Changing Channels of Communication
The landscape in which brands communicate is constantly evolving, brands who want to reach their target audiences need to adapt the ways in which they reach consumers. Recently, the most notable industry-wide change has seen the rise of the influencer – originally considered as autonomous, authentic and trustworthy reviewers. The ‘influencer’ label has recently become somewhat tarnished and even derided by some. Brands were quick to get on board with the influencer movement, and who can blame them when there was access to a huge online market. Social media platforms also adapted quickly, with Instagram introducing shoppable links in stories.
Increasingly, the industry is experiencing an influx of influencers – with reports surfacing about angry Notting Hill residents expressing their bemusement at influencers posing against a (now infamous) cherry blossom tree, in order to create one of the most coveted street-style shots in London.

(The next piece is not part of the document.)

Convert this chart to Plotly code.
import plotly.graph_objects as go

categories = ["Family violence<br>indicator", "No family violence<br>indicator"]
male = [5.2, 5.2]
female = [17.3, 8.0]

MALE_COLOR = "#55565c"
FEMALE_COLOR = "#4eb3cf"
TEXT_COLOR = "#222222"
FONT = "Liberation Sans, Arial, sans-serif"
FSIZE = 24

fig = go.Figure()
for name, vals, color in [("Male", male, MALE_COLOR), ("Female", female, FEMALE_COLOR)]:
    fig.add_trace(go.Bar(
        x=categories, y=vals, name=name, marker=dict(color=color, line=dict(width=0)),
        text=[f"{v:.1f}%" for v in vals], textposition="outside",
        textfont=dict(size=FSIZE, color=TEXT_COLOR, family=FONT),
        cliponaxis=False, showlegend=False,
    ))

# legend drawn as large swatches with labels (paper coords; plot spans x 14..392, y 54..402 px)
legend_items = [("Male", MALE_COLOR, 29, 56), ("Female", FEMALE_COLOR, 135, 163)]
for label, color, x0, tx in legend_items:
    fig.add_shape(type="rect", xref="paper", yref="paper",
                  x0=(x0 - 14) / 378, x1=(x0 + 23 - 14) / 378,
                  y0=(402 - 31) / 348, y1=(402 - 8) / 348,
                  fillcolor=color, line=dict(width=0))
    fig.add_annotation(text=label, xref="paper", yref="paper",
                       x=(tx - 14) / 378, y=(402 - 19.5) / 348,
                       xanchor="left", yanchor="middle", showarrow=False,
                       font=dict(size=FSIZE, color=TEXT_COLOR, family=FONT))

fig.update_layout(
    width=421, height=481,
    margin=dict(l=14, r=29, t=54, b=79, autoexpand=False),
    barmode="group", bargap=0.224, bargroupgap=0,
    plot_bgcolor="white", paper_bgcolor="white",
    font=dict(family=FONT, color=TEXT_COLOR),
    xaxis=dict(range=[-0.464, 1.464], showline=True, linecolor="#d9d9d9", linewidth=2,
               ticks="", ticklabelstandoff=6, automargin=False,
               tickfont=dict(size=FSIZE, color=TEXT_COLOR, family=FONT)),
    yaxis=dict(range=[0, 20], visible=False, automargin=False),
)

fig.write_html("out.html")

This means brands are concerned about cutting through the levels of noise put out by influencers. This feeling is subsequently echoed in the content put out by influencers - another step that makes them feel as though they have to give more of themselves – many of them claim that their most popular content by far is that which divulges excruciatingly personal details, and influencers are being asked to give more of themselves.
Consumer interaction is the way forward
Social media platforms themselves have taken interaction to a deeper level, most recently through tools such as Instagram’s Q&A feature, quizzes, polls and sliders options on stories. These new depths of interaction have been noted by some as blurring the lines of advertising, where does the genuine review end and paid brand promotion begin? Regarding authenticity as a commodity is a dangerous game and can be a tricky landscape for brands to navigate.
Previously, consumer interaction had been lauded as the way forward – we’ve all read the sassy retorts from Sainsbury’s social media team and who can forget poor unsuspecting American citizen John Lewis, who is bombarded with tweets about an advert every Christmas. Teamed with the negative furore associated with the catastrophe that was Fyre Festival, some brands have decided it is time for a change and are pursuing a fresh approach.
Sophie Elmhirst wrote for The Guardian earlier this year, “Last year, the cumulative effect of events like these led to a spate of industry-press articles proclaiming the death of influencer marketing. Some insiders felt there was a danger that trust in digital celebrities had been so eroded as to render them worthless. In a speech last summer, Unilever’s chief marketing officer Keith Weed called on the influencer ecosystem to “rebuild trust before it’s gone for ever.”
Our obsession with authenticity in a hyper-curated age is something Pandora Sykes explored in her recent essay for independent publisher, The Pound Project, monikered The Authentic Lie. In this she speaks about how authenticity is in danger of becoming “something to be bought and sold. Dispatches of the authentic self are posted into the empty vessels of social media so that they fill up, like a jar stuffed with Post-it notes about who we think, or hope, we are.”
When looking to other channels to get the balance right when it comes to personality and brand, there is a movement currently handing the microphone back to the people behind the brand.
Finding a solution
But what is the solution? One way to be the face of a brand and give an intimate offering would be to do a podcast. Podcasting or audio-blogging, as it was once called, was established in the 1980s but didn’t become popular until 2004 and has been growing in popularity ever since. Ofcom reported that in the UK, 6 million people listen to a podcast each week. Podcasts are a tool which for all intents and purposes feels personal and interactive to the listener, whilst still maintaining direct communications, therefore making it a useful channel to frequent as a brand.
In the age of authenticity, the podcast strikes a great balance, allowing access to a person of note within a controlled environment, it is the perfect opportunity to express personality and individuality without compromising your brand.
When telling a story or conveying thoughts, context is key – this is why it is so easy for quotes from an interview to be taken out of context or misinterpreted by the reader. With a podcast, you have that context, you can hear the tone of voice in which the subject is speaking.
Kent Lewis from the Online Marketing Institute added, “There are a variety of reasons for brands to podcast regularly, generating brand awareness, thought leadership and engagement are all strong factors. At a time where authenticity and transparency are held in high regard, this tool offers brands the right balance of both without compromising brand values.”
No wonder, then, that Podcasts are growing at such as fast rate, according to research company Ovum, the global number of podcast listeners is due to hit 1.85bn in 2023. Businesses have already caught on to the trend, with The Guardian reporting that Spotify has plans to spend $500million on leading producers for podcasts in 2019. Corporations have also cottoned on, with stalwarts such as the BBC even launching the new BBC Sounds app which allows listeners to hear shows later at their convenience.
Unlike traditional media, great podcast content is available to a mass audience through non-traditional players. Making relevant self-subscribed audiences much more accessible and relevant, as well meaning the content is evergreen.
Podcasts also offer the popular on-demand aspect that the time-poor ‘Netflix generation’ needs – you can listen at the gym, on your way to work or whilst walking the dog. This kind of content consumption is key not only for the listener but also for brands, as the content has a long shelf-life, making this a great option as an alternative channel of communication for brands.